Smith, who served on the Multnomah County Commission from 2011 to 2019, lost her first race for City Council in 2018 by 62% to 37% to now-Commissioner Jo Ann Hardesty.

Smith came much closer this time, losing to Commissioner-elect Dan Ryan by 51% to 48%, a difference of 5,374 votes.

Although media outlets, led by The Oregonian, called the race for Ryan the morning of Aug. 12, Smith's campaign did not concede or respond to requests for comment until late on Aug. 14, when she issued a statement on Facebook.

Here is that statement:

I wanted to take a moment to thank all of you for your support during this election, and although the outcome was not the result we had hoped, I could not be prouder of the campaign we ran. Our focus on giving voice to people struggling to survive—in every ZIP code, and our audacity to think big and demand our city reimagine public safety and policing by eliminating $50 million from the Police budget and reinvesting these resources in community-centric approaches were positions worth running on— and policies still worth fighting for. This moment was never about any one campaign or any one individual—it was about our collective call to action to dream bigger, to live bolder.
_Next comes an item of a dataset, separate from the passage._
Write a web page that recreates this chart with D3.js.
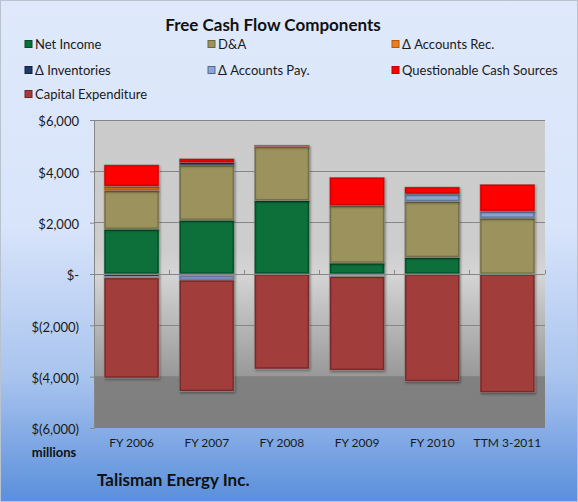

We cannot merely find satisfaction in our neighbors' display of Black Lives Matter signs when yet still we have only one Black elected official in Portland. We cannot merely find solace in our neighbors marching in a Black Lives Matter protest, when far too many of our Black youth are disproportionately represented in our jails and are falling through the cracks of our schools. And finally, we cannot continue to find satisfaction in the Black Lives Matter movement itself, when Black people in our community continuously experience living under the rule of a double standard, whether it be in our local press, our corporate board rooms or indeed our political establishment.

For all of us who genuinely believe that Black Lives actually do matter, I call on you to stop being silent and complacent to the anti-blackness that has permeated every facet of our community. Indeed, we cannot truly call ourselves a progressive city when progress is not being made for Black people in Portland.

I will continue to fight the good fight in whatever chapter lies next for me and invite you to get in good trouble, necessary trouble, with me as well.